I crossed monkey bars and hanging tires, only thinking about three things: core conditioning, my centre of gravity and the fact that I had to do the obstacles because there really was no other way out of it.
My favourite obstacles were the ones in water, mostly because I love water and hate heights, which basically meant it was love versus fear for me. I crawled through trenches and did muscle ups in water without much of a problem, plus my body felt more at ease doing these movements.
I conquered a childhood fear
I am super proud of one particular obstacle- this required us to climb a height of 10 feet and jump into the water which was 4ft deep. As a child, I have been trained to be a swimmer, but one thing they couldn’t get me to do was jump into the pool (even if it meant from the deck of the pool.) While I was climbing onto the top of this particular obstacle, I told myself “ Nope, you’re not waiting here to see what the height is like. You jump because there’s no other way to go back.” I cleared this within seconds. I landed in water prepared for all of it to come rushing up at me. I smiled while doing a muscle up to get out of this pool, proud of myself for having let love win.
I plunged into a pool filled with ice
The last obstacle deserves an elaborate mention only because I feel this is the star of all the obstacles at the race. Sliding into a pool filled with ice does not require anything other than strong grit and determination. Once again I told myself I wouldn’t stop at the top of this obstacle. I climbed up the inclined slope (slipping and getting back up twice) and immediately sat on top of the slide. I was three seconds away from the toughest, coldest slide of my life. When my body hit that ice cold water, the world stopped. My body was in shock. I remember the first emotion being panic. But once again I am extremely proud of the fact that the voice in my head asked me to keep moving, to swim through, do a muscle up even when I couldn’t feel my body and get out. This too took me a few seconds to clear. Once out, I started jogging on the spot to get some life back into my cold, numb body. I know it sounds like a simple slide into ice, but the three seconds before you hit the ice are the toughest- you either regret what you are doing, or are proud of what you have done. I wanted to celebrate all that I had achieved. Yes, I had successfully completed India’s toughest obstacle race.
Here’s what I learnt
Honestly, this wasn’t only about physical fitness. I knew rope climbing & muscle ups required an immense amount of upper body strength, and I had prepared myself for it. There is still a long way to go, but it felt good to know that I could manage, and if life calls for some really extreme situations, I know I am physically fit enough to get out of them.
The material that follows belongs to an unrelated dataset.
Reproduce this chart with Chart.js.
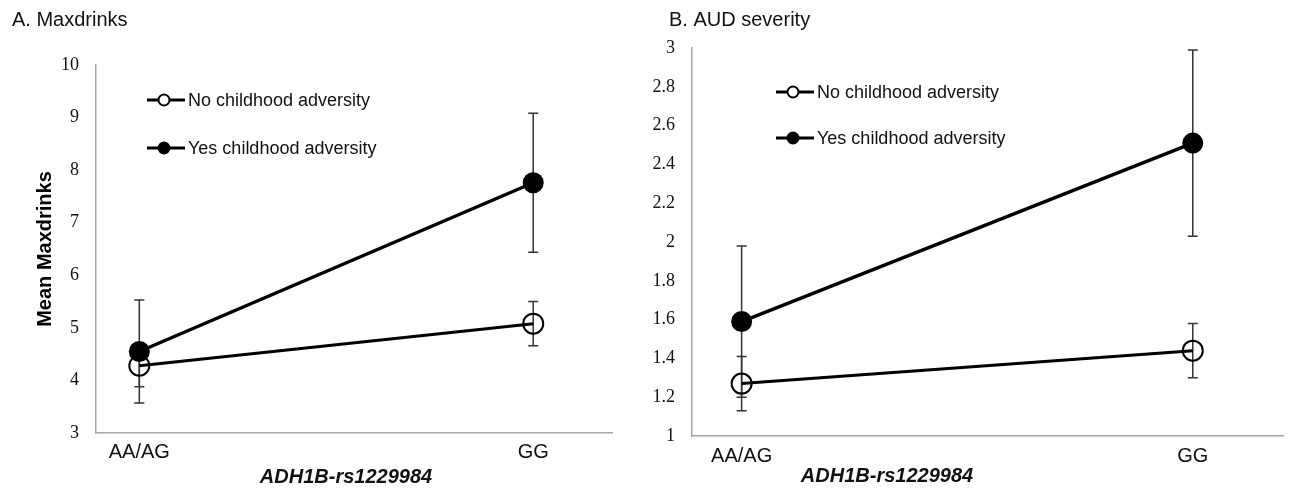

More importantly, this was about testing your mental strength. It is so easy to let panic overwhelm you, it is so easy to freeze, it is so easy to give up. I ended this race knowing that giving up or saying “I can’t do this” didn’t occur to me even once. The amount of self-awareness and confidence this gives you is not something that I can put into words. All that I really know is that if your mind says you can achieve something, your body makes sure you will do it. This goes for fitness and in life. I woke up the next morning a little sore, a little bruised, but a lot happy.
If you asked me whether I would do this again, I won’t even think twice before saying YES.